:: COLLECTED MATERIAL ::
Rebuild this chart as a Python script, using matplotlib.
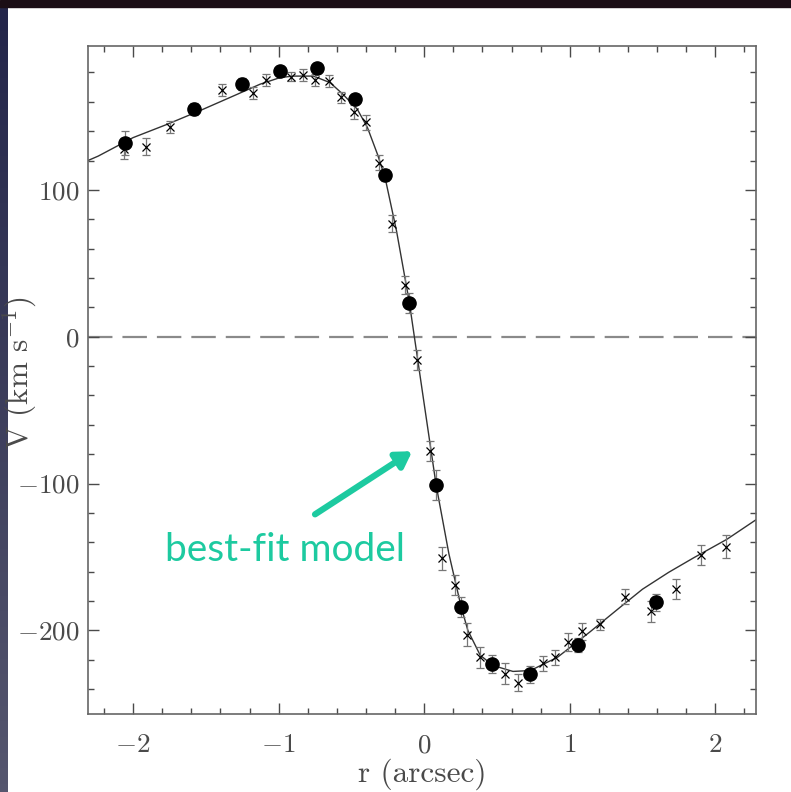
import matplotlib
matplotlib.use("Agg")
import matplotlib.pyplot as plt
import numpy as np
from matplotlib.patches import Rectangle
from matplotlib.ticker import MultipleLocator

plt.rcParams['font.family'] = ['cmr10', 'DejaVu Serif']
plt.rcParams['mathtext.fontset'] = 'cm'
plt.rcParams['axes.formatter.use_mathtext'] = True

# filled circles (r in arcsec, V in km/s, error)
circ_r = [-2.055, -1.58, -1.25, -0.99, -0.735, -0.474, -0.268, -0.103, 0.082, 0.254, 0.467, 0.729, 1.058, 1.595]
circ_v = [132, 155, 172, 181, 183, 162, 110, 23, -101, -184, -223, -230, -210, -181]
circ_e = [8, 4, 4, 3, 3, 3, 4, 7, 10, 7, 6, 6, 5, 6]

# crosses
crs_r = [-2.06, -1.91, -1.746, -1.39, -1.175, -1.086, -0.914, -0.83, -0.75, -0.653, -0.57, -0.48,
         -0.40, -0.31, -0.22, -0.13, -0.048, 0.041, 0.124, 0.213, 0.296, 0.385, 0.557, 0.646,
         0.818, 0.9, 0.99, 1.086, 1.21, 1.38, 1.56, 1.73, 1.90, 2.076]
crs_v = [128, 129.5, 143, 168, 166, 175, 177, 178, 175, 174, 163, 153,
         146, 118.5, 77, 35, -16, -78, -151, -169, -203, -218.5, -229.5, -235.6,
         -222.6, -218.5, -208, -200.7, -196, -177, -187, -172, -148.6, -143]
crs_e = [7, 6, 4, 4, 4, 4, 3, 4, 4, 4, 4, 5,
         5, 5, 6, 6, 7, 7, 8, 7, 8, 7, 7, 6,
         5, 5, 6, 6, 4, 5, 7, 7, 7, 8]

# best-fit model
mod_r = [-2.31, -2.24, -2.0, -1.77, -1.54, -1.31, -1.127, -0.99, -0.9, -0.76, -0.646, -0.557,
         -0.46, -0.39, -0.32, -0.268, -0.19, -0.103, -0.01, 0.082, 0.17, 0.254, 0.30, 0.385,
         0.474, 0.61, 0.73, 0.82, 0.914, 1.024, 1.14, 1.35, 1.5, 1.68, 1.85, 2.08, 2.28]
mod_v = [120, 123, 135.6, 144.5, 154, 164, 172, 176.5, 177.5, 177.5, 173, 165,
         155, 142.5, 124, 108, 72, 24, -39, -101, -148, -184, -200, -217,
         -224, -228, -227.4, -223, -218.5, -210, -201, -184, -172, -160.5, -150.7, -138, -124.7]

fig = plt.figure(figsize=(7.91, 7.92), dpi=100, facecolor='white')

# slide background edges
fig.add_artist(Rectangle((0, 1 - 7 / 792), 1, 7 / 792, transform=fig.transFigure,
                         color='#1b0e16', zorder=0))
grad = fig.add_axes([0, 0, 8 / 791, 1 - 7 / 792], zorder=-1)
grad.imshow(np.linspace(0, 1, 100).reshape(-1, 1), aspect='auto',
            cmap=matplotlib.colors.LinearSegmentedColormap.from_list('s', ['#24264a', '#55566e']))
grad.axis('off')

ax = fig.add_axes([88 / 791, 1 - 714 / 792, 668 / 791, 668 / 792])
grey = '#4a4a4a'

ax.axhline(0, color='#8a8a8a', lw=1.6, linestyle=(0, (11, 4.5)), zorder=1)
ax.plot(mod_r, mod_v, color='#333333', lw=1.0, zorder=2)

ax.errorbar(crs_r, crs_v, yerr=crs_e, fmt='x', color='black', ms=6, mew=0.9,
            ecolor='#777777', elinewidth=0.9, capsize=3, capthick=0.9, zorder=3)
ax.errorbar(circ_r, circ_v, yerr=circ_e, fmt='o', color='black', ms=9.5,
            ecolor='#777777', elinewidth=0.9, capsize=3, capthick=0.9, zorder=4)

ax.set_xlim(-2.31, 2.28)
ax.set_ylim(-257, 198)
ax.xaxis.set_major_locator(MultipleLocator(1))
ax.xaxis.set_minor_locator(MultipleLocator(0.2))
ax.yaxis.set_major_locator(MultipleLocator(100))
ax.yaxis.set_minor_locator(MultipleLocator(20))
ax.tick_params(which='both', direction='in', top=True, right=True, colors=grey,
               labelcolor=grey, labelsize=19.5, width=1.0)
ax.tick_params(which='major', length=8)
ax.tick_params(which='minor', length=4)
ax.tick_params(axis='x', which='major', pad=14)
ax.tick_params(axis='y', which='major', pad=6)
for s in ax.spines.values():
    s.set_color('#666666')
    s.set_linewidth(1.2)

ax.set_xlabel('r (arcsec)', fontsize=22.5, color=grey, labelpad=1)
ax.set_ylabel('V (km s$^{-1}$)', fontsize=22.5, color=grey)
ax.yaxis.set_label_coords(-0.074, 0.51)

teal = '#1dcaa0'
ax.text(-1.78, -145, 'best-fit model', fontsize=28, color=teal, family='Lato',
        ha='left', va='center')
ax.annotate('', xy=(-0.082, -78), xytext=(-0.75, -121),
            arrowprops=dict(arrowstyle='-|>,head_length=0.9,head_width=0.55',
                            color=teal, lw=4.5, shrinkA=0, shrinkB=0))

fig.savefig('out.png', dpi=100, facecolor='white')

:: EXERCISE ::
Leave out the pictures and repeat the lines from the start of the material through the line with "plt.rcParams['axes.formatter.use_mathtext'] = True", inclusive.

:: OUTPUT ::
Rebuild this chart as a Python script, using matplotlib.
import matplotlib
matplotlib.use("Agg")
import matplotlib.pyplot as plt
import numpy as np
from matplotlib.patches import Rectangle
from matplotlib.ticker import MultipleLocator

plt.rcParams['font.family'] = ['cmr10', 'DejaVu Serif']
plt.rcParams['mathtext.fontset'] = 'cm'
plt.rcParams['axes.formatter.use_mathtext'] = True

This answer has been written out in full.